Outro ponto importante é a crítica ao uso superficial ou instrumental da memória negra em espaços institucionais – quem não conhece aquela salinha isolada e cheia de objetos etnográficos e antropológicos dos grandes museus? Museus e monumentos frequentemente transformam histórias de resistência em narrativas estáticas e descontextualizadas, que não dialogam com as lutas contemporâneas contra o racismo e a desigualdade. É essencial que a memória não seja apenas celebrativa, mas também um instrumento de transformação social.
Nessa direção, comunidades negras têm resistido a esse processo de invisibilidade e de descontextualização. Museus, tais como, o Museu Afro Brasil (São Paulo), o National Museum of African American History and Culture (Washington), o Apartheid Museum (Joanesburgo), District Six Museum (Cidade do Cabo), entre outros, têm exercido funções cruciais na preservação da memória negra. Além disso, movimentos culturais, com enfoque na ancestralidade através da música, literatura e arte contemporânea, tornam-se cada vez mais estratégias fundamentais para retratação de histórias negras.
Hoje, movimentos sociais como o Black Lives Matter nos EUA e iniciativas locais em países como Brasil e África do Sul têm colocado a memória no centro de suas pautas.

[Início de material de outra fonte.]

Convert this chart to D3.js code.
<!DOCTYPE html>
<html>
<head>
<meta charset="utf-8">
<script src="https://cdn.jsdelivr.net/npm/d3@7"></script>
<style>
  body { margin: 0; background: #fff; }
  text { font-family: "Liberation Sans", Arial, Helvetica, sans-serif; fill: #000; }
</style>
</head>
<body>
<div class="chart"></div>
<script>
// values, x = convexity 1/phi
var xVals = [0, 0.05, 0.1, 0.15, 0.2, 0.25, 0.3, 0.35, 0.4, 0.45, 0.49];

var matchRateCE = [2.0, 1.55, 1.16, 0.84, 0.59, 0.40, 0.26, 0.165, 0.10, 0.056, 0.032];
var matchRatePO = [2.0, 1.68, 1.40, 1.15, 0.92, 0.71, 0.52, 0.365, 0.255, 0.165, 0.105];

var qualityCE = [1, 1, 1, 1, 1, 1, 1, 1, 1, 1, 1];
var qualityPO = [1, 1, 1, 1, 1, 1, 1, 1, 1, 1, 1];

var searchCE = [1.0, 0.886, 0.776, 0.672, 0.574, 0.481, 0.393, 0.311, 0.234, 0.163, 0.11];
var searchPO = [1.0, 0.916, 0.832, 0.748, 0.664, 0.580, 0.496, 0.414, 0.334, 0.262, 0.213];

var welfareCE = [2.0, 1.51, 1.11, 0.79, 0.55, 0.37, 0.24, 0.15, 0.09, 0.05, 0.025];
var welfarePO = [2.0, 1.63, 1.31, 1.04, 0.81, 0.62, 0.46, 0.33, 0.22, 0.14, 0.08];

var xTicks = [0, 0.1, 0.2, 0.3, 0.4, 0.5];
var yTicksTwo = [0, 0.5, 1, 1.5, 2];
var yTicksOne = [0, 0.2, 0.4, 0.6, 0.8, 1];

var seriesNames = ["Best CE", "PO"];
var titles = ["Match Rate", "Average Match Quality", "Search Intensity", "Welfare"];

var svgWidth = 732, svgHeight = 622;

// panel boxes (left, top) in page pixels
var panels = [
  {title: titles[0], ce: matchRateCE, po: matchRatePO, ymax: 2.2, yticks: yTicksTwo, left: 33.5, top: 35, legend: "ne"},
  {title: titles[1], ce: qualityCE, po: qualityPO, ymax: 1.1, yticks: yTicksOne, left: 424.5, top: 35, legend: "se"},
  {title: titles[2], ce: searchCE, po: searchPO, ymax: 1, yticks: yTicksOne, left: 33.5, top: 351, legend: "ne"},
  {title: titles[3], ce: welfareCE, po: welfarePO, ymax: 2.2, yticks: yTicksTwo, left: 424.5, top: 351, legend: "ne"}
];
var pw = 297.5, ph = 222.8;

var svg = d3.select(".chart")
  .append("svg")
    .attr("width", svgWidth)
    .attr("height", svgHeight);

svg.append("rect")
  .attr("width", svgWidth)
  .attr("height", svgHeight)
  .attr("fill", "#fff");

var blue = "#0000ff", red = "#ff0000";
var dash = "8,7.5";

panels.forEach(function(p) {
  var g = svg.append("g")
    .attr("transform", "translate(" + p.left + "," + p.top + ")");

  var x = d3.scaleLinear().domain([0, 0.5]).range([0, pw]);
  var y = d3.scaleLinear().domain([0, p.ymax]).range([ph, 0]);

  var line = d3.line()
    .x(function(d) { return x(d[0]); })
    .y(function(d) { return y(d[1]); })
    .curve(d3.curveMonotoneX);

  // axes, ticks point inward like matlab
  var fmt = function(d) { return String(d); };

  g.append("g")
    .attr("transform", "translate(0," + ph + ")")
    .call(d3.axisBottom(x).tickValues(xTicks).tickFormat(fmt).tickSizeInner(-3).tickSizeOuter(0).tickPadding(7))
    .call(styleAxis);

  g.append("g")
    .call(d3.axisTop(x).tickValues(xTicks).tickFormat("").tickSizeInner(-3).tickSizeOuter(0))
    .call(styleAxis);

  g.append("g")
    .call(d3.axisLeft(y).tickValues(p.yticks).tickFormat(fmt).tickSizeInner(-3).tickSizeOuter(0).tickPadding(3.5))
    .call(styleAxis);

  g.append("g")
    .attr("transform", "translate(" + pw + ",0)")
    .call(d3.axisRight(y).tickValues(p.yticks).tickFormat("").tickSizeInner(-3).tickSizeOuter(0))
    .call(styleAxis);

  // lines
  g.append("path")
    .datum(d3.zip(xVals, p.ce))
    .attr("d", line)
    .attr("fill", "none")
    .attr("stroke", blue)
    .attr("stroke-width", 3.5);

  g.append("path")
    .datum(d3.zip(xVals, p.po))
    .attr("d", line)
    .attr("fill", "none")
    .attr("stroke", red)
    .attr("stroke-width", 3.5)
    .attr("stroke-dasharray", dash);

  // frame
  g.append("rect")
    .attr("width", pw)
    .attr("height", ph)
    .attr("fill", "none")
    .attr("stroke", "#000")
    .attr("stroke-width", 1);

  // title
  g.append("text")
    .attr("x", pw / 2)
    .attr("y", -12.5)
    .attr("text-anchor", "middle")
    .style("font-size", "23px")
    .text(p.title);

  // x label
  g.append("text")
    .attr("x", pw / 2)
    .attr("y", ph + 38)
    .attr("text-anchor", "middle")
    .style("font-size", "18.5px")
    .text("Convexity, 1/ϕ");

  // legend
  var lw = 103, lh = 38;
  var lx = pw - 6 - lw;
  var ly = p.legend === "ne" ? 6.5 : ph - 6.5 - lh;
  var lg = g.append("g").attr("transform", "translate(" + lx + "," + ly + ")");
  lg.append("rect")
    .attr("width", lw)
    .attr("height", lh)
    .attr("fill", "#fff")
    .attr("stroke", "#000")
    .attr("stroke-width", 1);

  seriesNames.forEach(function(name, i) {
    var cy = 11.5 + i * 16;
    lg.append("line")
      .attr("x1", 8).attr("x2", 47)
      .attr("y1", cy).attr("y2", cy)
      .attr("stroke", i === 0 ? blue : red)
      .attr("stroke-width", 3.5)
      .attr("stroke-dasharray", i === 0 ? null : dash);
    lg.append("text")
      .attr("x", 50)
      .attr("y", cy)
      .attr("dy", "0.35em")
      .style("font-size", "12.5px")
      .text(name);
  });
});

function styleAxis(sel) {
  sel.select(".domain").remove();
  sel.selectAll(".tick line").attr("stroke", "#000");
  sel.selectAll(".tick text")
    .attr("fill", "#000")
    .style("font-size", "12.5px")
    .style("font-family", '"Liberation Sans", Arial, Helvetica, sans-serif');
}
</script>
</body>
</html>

A memória é usada não apenas como ferramenta de reconexão com o passado, mas também como base para reivindicações de justiça, reparação e equidade no presente. O debate sobre a memória de negros e negras no mundo é, portanto, um campo de disputa que requer não apenas a preservação do passado, mas também um engajamento crítico com as demandas atuais.
Nesse sentido, o Museu Afro Brasil tem integrado esse processo de mudança epistemológica, reivindicação e de legitimação de memórias. Criado por iniciativa de Emanoel Araújo, a partir de sua coleção particular, o museu sempre teve como intenção destacar as contribuições africanas na formação da sociedade brasileira – e, tudo isso, abrigado em edifício projetado por Oscar Niemeyer, como já dizemos no “centro da memória branco-cêntrica”. Dos seus quadros iniciais, surgiram artistas, educadores e diversos intelectuais preocupados com o legado da cultura afro-diaspórica.

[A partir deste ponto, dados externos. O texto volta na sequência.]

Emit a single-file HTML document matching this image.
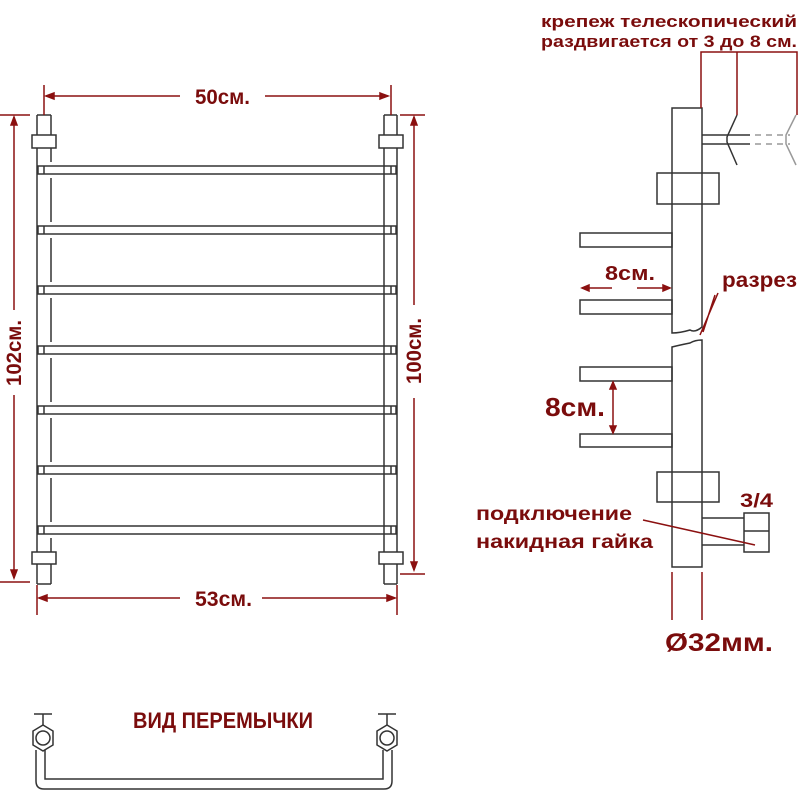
<!DOCTYPE html>
<html><head><meta charset="utf-8"><style>
html,body{margin:0;padding:0;background:#fff;}
svg{display:block;}
.t{font-family:"Liberation Sans","DejaVu Sans",sans-serif;font-weight:bold;fill:#7a0c0c;}
</style></head><body>
<svg width="800" height="800" viewBox="0 0 800 800" xmlns="http://www.w3.org/2000/svg">
<g fill="none" stroke="#333" stroke-width="1.5">
  <line x1="37" y1="115" x2="37" y2="584"/>
  <line x1="37" y1="115" x2="51" y2="115"/>
  <line x1="37" y1="584" x2="51" y2="584"/>
  <line x1="384" y1="115" x2="384" y2="584"/>
  <line x1="397" y1="115" x2="397" y2="584"/>
  <line x1="384" y1="115" x2="397" y2="115"/>
  <line x1="384" y1="584" x2="397" y2="584"/>
  <path d="M51 115V162M51 178V222M51 238V282M51 298V342M51 358V402M51 418V462M51 478V522M51 538V584"/>
  <rect x="32" y="135" width="24" height="13" fill="#fff"/>
  <rect x="379" y="135" width="24" height="13" fill="#fff"/>
  <rect x="32" y="552" width="24" height="12" fill="#fff"/>
  <rect x="379" y="552" width="24" height="12" fill="#fff"/>
  <g>
   <rect x="38" y="166" width="358" height="8"/><rect x="38" y="226" width="358" height="8"/>
   <rect x="38" y="286" width="358" height="8"/><rect x="38" y="346" width="358" height="8"/>
   <rect x="38" y="406" width="358" height="8"/><rect x="38" y="466" width="358" height="8"/>
   <rect x="38" y="526" width="358" height="8"/>
  </g>
  <path d="M44 166v8M391 166v8M44 226v8M391 226v8M44 286v8M391 286v8M44 346v8M391 346v8M44 406v8M391 406v8M44 466v8M391 466v8M44 526v8M391 526v8"/>
  <path d="M36 750V781Q36 789 44 789H384Q392 789 392 781V750"/>
  <path d="M45 750V779H383V750"/>
  <polygon points="43,725 53,731 53,745 43,751 33,745 33,731" fill="#fff"/>
  <circle cx="43" cy="738" r="7"/>
  <path d="M43 714V725M34 714H52"/>
  <polygon points="387,725 397,731 397,745 387,751 377,745 377,731" fill="#fff"/>
  <circle cx="387" cy="738" r="7"/>
  <path d="M387 714V725M378 714H396"/>
  <path d="M672 108H702V327Q695 333 690 330Q680 333 672 333Z" fill="#fff"/>
  <path d="M672 347Q680 345 690 343Q695 340 702 340V567H672Z" fill="#fff"/>
  <rect x="657" y="173" width="62" height="31"/>
  <rect x="657" y="472" width="62" height="30"/>
  <rect x="580" y="233" width="92" height="14"/>
  <rect x="580" y="300" width="92" height="14"/>
  <rect x="580" y="367" width="92" height="14"/>
  <rect x="580" y="434" width="92" height="13"/>
  <path d="M702 135H750M702 144H750"/>
  <path d="M737 115L727 137V142L737 165"/>
  <path d="M702 518H744M702 545H744"/>
  <rect x="744" y="513" width="25" height="39"/>
  <line x1="744" y1="531" x2="769" y2="531"/>
</g>
<g fill="none" stroke="#999" stroke-width="1.5">
  <path d="M755 135H790M755 144H790" stroke-dasharray="6 5"/>
  <path d="M796 115L786 135V144L796 165"/>
</g>
<g stroke="#8b1010" stroke-width="1.5" fill="none">
  <path d="M44 85V115M391 85V115M46 96H180M265 96H388"/>
  <path d="M46 96l8-3v6zM388 96l-8-3v6z" fill="#8b1010"/>
  <path d="M37 585V615M397 585V615M39 598H180M262 598H395"/>
  <path d="M39 598l8-3v6zM395 598l-8-3v6z" fill="#8b1010"/>
  <path d="M0 115H30M0 582H30M14 117V310M14 395V578"/>
  <path d="M14 117l-3 8h6zM14 578l-3-8h6z" fill="#8b1010"/>
  <path d="M400 115H425M400 574H425M414 117V305M414 398V570"/>
  <path d="M414 117l-3 8h6zM414 570l-3-8h6z" fill="#8b1010"/>
  <path d="M701 108V52H797V115M737 52V115"/>
  <path d="M582 288H612M637 288H670"/>
  <path d="M582 288l7-3v6zM670 288l-7-3v6z" fill="#8b1010"/>
  <path d="M613 382V433"/>
  <path d="M613 382l-3 7h6zM613 433l-3-7h6z" fill="#8b1010"/>
  <path d="M718 293L700 335M715 295L703 332"/>
  <path d="M643 520L755 545"/>
  <path d="M672 572V620M702 572V620"/>
</g>
<g class="t">
  <text x="195" y="104" font-size="21" textLength="55" lengthAdjust="spacingAndGlyphs">50см.</text>
  <text x="195" y="606" font-size="21" textLength="57" lengthAdjust="spacingAndGlyphs">53см.</text>
  <text transform="translate(21,386) rotate(-90)" font-size="21" textLength="66" lengthAdjust="spacingAndGlyphs">102см.</text>
  <text transform="translate(421,384) rotate(-90)" font-size="21" textLength="66" lengthAdjust="spacingAndGlyphs">100см.</text>
  <text x="133" y="728" font-size="22" textLength="180" lengthAdjust="spacingAndGlyphs">ВИД ПЕРЕМЫЧКИ</text>
  <text x="541" y="27" font-size="17" textLength="256" lengthAdjust="spacingAndGlyphs">крепеж телескопический</text>
  <text x="541" y="47" font-size="17" textLength="256" lengthAdjust="spacingAndGlyphs">раздвигается от 3 до 8 см.</text>
  <text x="605" y="280" font-size="20" textLength="50" lengthAdjust="spacingAndGlyphs">8см.</text>
  <text x="722" y="287" font-size="21" textLength="75" lengthAdjust="spacingAndGlyphs">разрез</text>
  <text x="545" y="416" font-size="26" textLength="60" lengthAdjust="spacingAndGlyphs">8см.</text>
  <text x="740" y="507" font-size="19" textLength="33" lengthAdjust="spacingAndGlyphs">3/4</text>
  <text x="476" y="520" font-size="19" textLength="156" lengthAdjust="spacingAndGlyphs">подключение</text>
  <text x="476" y="548" font-size="19" textLength="177" lengthAdjust="spacingAndGlyphs">накидная гайка</text>
  <text x="665" y="651" font-size="25" textLength="108" lengthAdjust="spacingAndGlyphs">Ø32мм.</text>
</g>
</svg>
</body></html>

Incontornável, Emanoel, nascido em Santo Amaro da Purificação, tornou-se figura central no histórico do museu e na arte brasileira: ele começou sua trajetória artística como gravurista e escultor, concomitantemente, ocupou posições, como diretor do Museu de Arte da Bahia e da Pinacoteca do Estado de São Paulo. Durante sua gestão na Pinacoteca, por exemplo, Emanoel foi responsável por modernizar a instituição e ampliar seu alcance cultural.

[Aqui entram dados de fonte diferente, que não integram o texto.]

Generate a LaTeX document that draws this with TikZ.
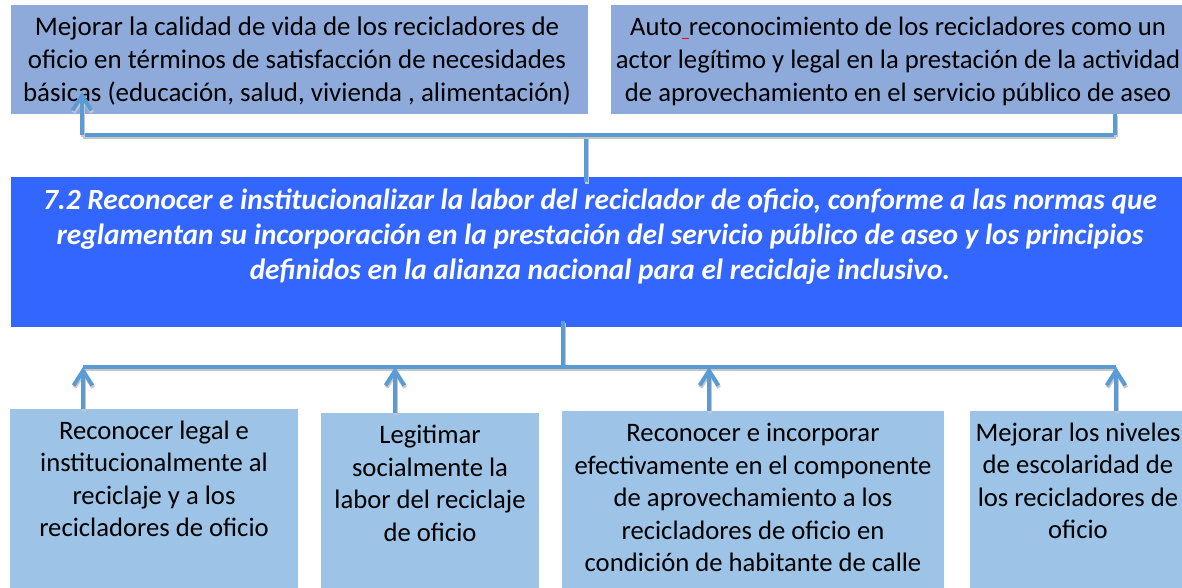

Após 18 anos à frente do Museu Afro Brasil, em 2022, ocorreu um movimento de inflexão: a morte de Emanoel Araújo. O Afro Brasil ganhou, então, o nome de seu fundador. Já a escolha de Hélio Menezes como diretor-artístico mostrou-se como caminho para continuidade e, ao mesmo tempo, renovação. Nascido em Salvador, Menezes é um intelectual de postura crítica e sofisticada. Seu percurso envolve contribuições, tais como, a co-curadoria da exposição “Histórias Afro-Atlânticas”, realizada no MASP e no Instituto Tomie Ohtake em 2018, na qual as conexões culturais entre África, Brasil e o Atlântico foram exploradas. Além disso, ele foi curador da 35ª. edição da Bienal de São Paulo “Coreografias do Impossível”, curador de arte contemporânea no Centro Cultural São Paulo e participou de inúmeros eventos nacionais e internacionais.
Sob sua gestão, o Museu Afro Brasil tem buscado um olhar contemporâneo para sua programação e seu acervo. Menezes tem enfatizado a importância de abrir canais de diálogo com artistas, pesquisadores e intelectuais afro-brasileiros e da diáspora, promovendo uma abordagem inclusiva e inovadora. Assim, ele inaugurou novas exposições que exploram narrativas plurais e tensionam fronteiras entre arte, memória e história, bem como são mostras que se inscrevem em um projeto museológico voltado à escuta, à experimentação e à interdisciplinaridade.
Além disso, celebrações como o aniversário de 20 anos do museu destacaram sua relevância contínua, com exposições que conectam a arte popular brasileira e africana, sem recorrer a saques, mas sim a réplicas e colaborações contemporâneas. São exposições emblemáticas que conectam a história afro-brasileira com a diáspora africana global.
Em suma, a resposta à pergunta “E se o Museu Afro Brasil não existisse?” envereda-se por constatar que a ausência de espaço apropriado para o exercício de uma memória viva e provocativa seria um grande prejuízo cultural – um meio a menos na luta e na quebra de estruturas de poder e, acima de tudo, um lugar a menos onde seja possível criar futuros mais inclusivos. Porém, o Museu existe e tem se tornado cada vez mais instrumento de pesquisa, educação, extroversão e, acima de tudo, território de debate sobre as relações étnico-raciais – um espaço de resistência e de justiça social.